The section of the book you’ve captured doesn’t state whether it’s assuming an odd parity bit (i.e. 0
on odd and 1
on even) or an even parity bit (i.e. 1
on odd and 0
on even), but it seems that x86 uses an odd parity bit.
Case 1:
1 possible value with 0 1
bits
0000
For this the parity bit will be 1
Case 2:
4 possible values with only 1 1
bit
1000
0100
0010
0001
For these the parity bit will be 0
Case 3:
6 possible values with only 2 1
bits
1100
0110
0011
1001
1010
0101
For these the parity bit will be 1
Case 4:
4 possible values with only 3 1
bits
1110
0111
1011
1101
For these the parity bit will be 0
Case 5:
1 possible values with 4 1
bits
1111
For this the parity bit will be 1
So that’s 4 + 4 = 8 values where the bit will be 0
(i.e. odd),
and 1 + 6 + 1 = 8 values where the bit will be 1
(i.e. even),
for a total of 16 values.
Assume you’re checking for one of the odd values (e.g. 0001
), that gives you:
- 1 correct odd value
- 7 incorrect odd values
- 8 incorrect even values
- (and 0 correct even values)
That’s 15 incorrect values in total, but the parity flag will only catch 8 of those (the even values), giving you:
- an 8/16 (50%) chance of the parity bit detecting an error
- a 7/16 (43.75%) chance of the value having an error, but the parity bit not detecting it
- a 1/16 (6.25%) chance of the value having no error
It’s worth noting that the parity bit is useful if an odd number of bits are incorrect, but not if an even number of bits are incorrect.
E.g. if you transmit 0001
(odd parity) and one of the bits are incorrect, you get an even parity, but if two of the bits are incorrect, you get an odd parity
The author of the book is not saying anything about the parity check mechanism and transmission protocol. Is this 4 bits + 1 parity bit, or some sort of a frame of data… hmm.
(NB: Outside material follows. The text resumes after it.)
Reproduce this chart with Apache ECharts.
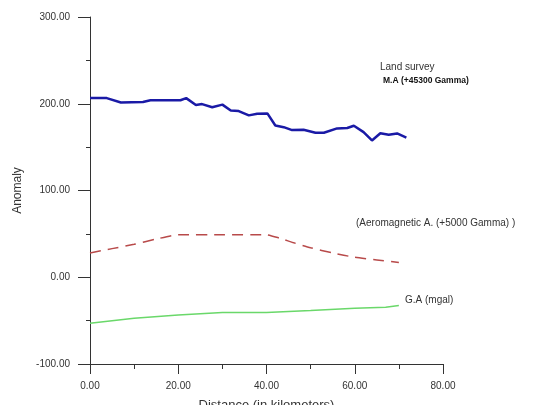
<!DOCTYPE html>
<html>
<head>
<meta charset="utf-8">
<script src="https://cdn.jsdelivr.net/npm/echarts@6/dist/echarts.min.js"></script>
<style>
  html, body { margin: 0; padding: 0; background: #fff; }
  #chart { width: 540px; height: 405px; }
</style>
</head>
<body>
<div id="chart"></div>
<script>
// Land survey M.A (+45300 Gamma)
var maDist = [0, 3.8, 7, 12, 13.7, 20.5, 21.8, 24, 25.4, 27.7, 30, 31.9, 33.7, 36, 37.9, 40.2, 42, 43.9, 45.8, 48.4, 51.1, 53, 56, 58.3, 59.8, 62, 63.9, 65.8, 67.7, 69.6, 71.7];
var maValue = [206.5, 206.5, 201.5, 202, 204, 204, 206.5, 198.5, 199.6, 196, 199, 192.3, 191.6, 186.6, 188.5, 188.9, 175, 173, 169.6, 170, 166.6, 166.6, 171.6, 172, 174.7, 167.3, 157.7, 166, 164.3, 165.8, 161];

// Aeromagnetic A. (+5000 Gamma)
var aeroDist = [0, 5, 10, 15, 20, 30, 40, 43, 46, 50, 55, 60, 65, 70];
var aeroValue = [28, 33, 38, 44, 49, 49, 49, 45, 40, 34, 28, 23, 20, 17];

// G.A (mgal)
var gaDist = [0, 10, 20, 30, 40, 50, 60, 67, 70];
var gaValue = [-53, -47.3, -43.4, -40.7, -40.7, -38.4, -35.8, -34.6, -32.7];

var xTicks = [0, 20, 40, 60, 80];
var yTicks = [-100, 0, 100, 200, 300];

function pairs(xs, ys) {
  var out = [];
  for (var i = 0; i < xs.length; i++) {
    out.push([xs[i], ys[i]]);
  }
  return out;
}

var chart = echarts.init(document.getElementById('chart'));

var labelFont = 'Liberation Sans, Arial, sans-serif';

var option = {
  backgroundColor: '#fff',
  animation: false,
  grid: {
    left: 90,
    right: 97,
    top: 17,
    bottom: 41,
    containLabel: false,
    outerBoundsMode: 'none'
  },
  xAxis: {
    type: 'value',
    min: xTicks[0],
    max: xTicks[xTicks.length - 1],
    interval: 20,
    name: 'Distance (in kilometers)',
    nameLocation: 'middle',
    nameGap: 35,
    nameTextStyle: { fontSize: 13, color: '#333', fontFamily: labelFont },
    axisLine: { onZero: false, lineStyle: { color: '#333', width: 1 } },
    axisTick: { length: 10, lineStyle: { color: '#333' } },
    minorTick: { show: true, splitNumber: 2, length: 5, lineStyle: { color: '#333' } },
    splitLine: { show: false },
    axisLabel: {
      fontSize: 10,
      color: '#333',
      fontFamily: labelFont,
      margin: 17,
      formatter: function (v) { return v.toFixed(2); }
    }
  },
  yAxis: {
    type: 'value',
    min: yTicks[0],
    max: yTicks[yTicks.length - 1],
    interval: 100,
    name: 'Anomaly',
    nameLocation: 'middle',
    nameRotate: 90,
    nameGap: 66,
    nameTextStyle: { fontSize: 12, color: '#333', fontFamily: labelFont },
    axisLine: { show: true, onZero: false, lineStyle: { color: '#333', width: 1 } },
    axisTick: { show: true, length: 12, lineStyle: { color: '#333' } },
    minorTick: { show: true, splitNumber: 2, length: 4, lineStyle: { color: '#333' } },
    splitLine: { show: false },
    axisLabel: {
      fontSize: 10,
      color: '#333',
      fontFamily: labelFont,
      margin: 20,
      formatter: function (v) { return v.toFixed(2); }
    }
  },
  series: [
    {
      name: 'M.A',
      type: 'line',
      showSymbol: false,
      data: pairs(maDist, maValue),
      lineStyle: { color: '#1a1aa6', width: 2.5 },
      itemStyle: { color: '#1a1aa6' }
    },
    {
      name: 'Aeromagnetic A.',
      type: 'line',
      showSymbol: false,
      smooth: 0.2,
      data: pairs(aeroDist, aeroValue),
      lineStyle: { color: '#b84a4a', width: 1.5, type: [11, 7] },
      itemStyle: { color: '#b84a4a' }
    },
    {
      name: 'G.A',
      type: 'line',
      showSymbol: false,
      data: pairs(gaDist, gaValue),
      lineStyle: { color: '#6ad86a', width: 1.5 },
      itemStyle: { color: '#6ad86a' }
    }
  ],
  graphic: [
    {
      type: 'text', left: 380, top: 62,
      style: { text: 'Land survey', fontSize: 10, fill: '#333', fontFamily: labelFont }
    },
    {
      type: 'text', left: 383, top: 76,
      style: { text: 'M.A (+45300 Gamma)', fontSize: 8.5, fontWeight: 'bold', fill: '#111', fontFamily: labelFont }
    },
    {
      type: 'text', left: 356, top: 218,
      style: { text: '(Aeromagnetic A. (+5000 Gamma) )', fontSize: 10, fill: '#333', fontFamily: labelFont }
    },
    {
      type: 'text', left: 405, top: 295,
      style: { text: 'G.A (mgal)', fontSize: 10, fill: '#333', fontFamily: labelFont }
    }
  ]
};

chart.setOption(option);
</script>
</body>
</html>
Suppose that you only transmit 0000 or 1111, then if you receive something that hasnt 4 equal bits, you are sure that there have been transmission errors. Odds of detecting errors = 14/16.
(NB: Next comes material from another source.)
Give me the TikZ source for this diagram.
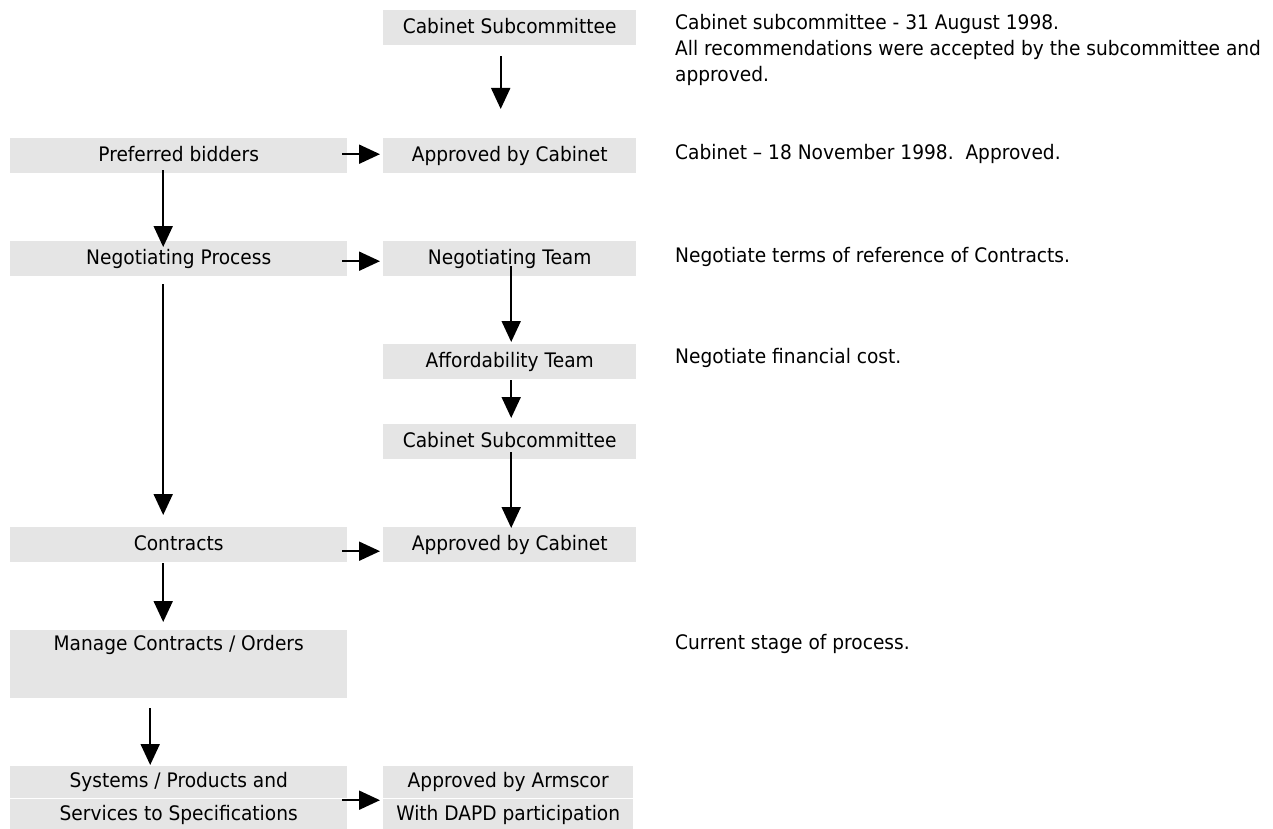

Suppose that you only transmit 0001, 0010, 0100 or 1000: if 2 bit errors occur, you can no longer be certain to detecting them. Odds of detecting errors= 12/16=75%
For 0011, 1010,… Odds=10/16=62.5%
I am typing this on my mobile so sorry if this explanation is cryptic
That’s not how the parity bit works though.
The parity bit is an XOR of all the bits (or an inversion of that).
I.e. bit0 ^ bit1 ^ bit2 ^ bit3
(or ~(bit0 ^ bit1 ^ bit2 ^ bit3)
)
So for 0000
it’s 0
(or 1
), and for 1111
it’s also 0
(or 1
).
That’s the odds of the number not being one of the 4 values you’re transmitting, not the odds of detecting the error.
That might explain how the author made the mistake though.
To be clear: I just tried to get the same results as the author. I know how a parity bit works
What a confusing book, TBH I spent some time on this but never came to understand the exact though process of the author. Maybe a context in which this is discussed would help? As @jonne says, we’ve not been given details on the transmission channel properties etc.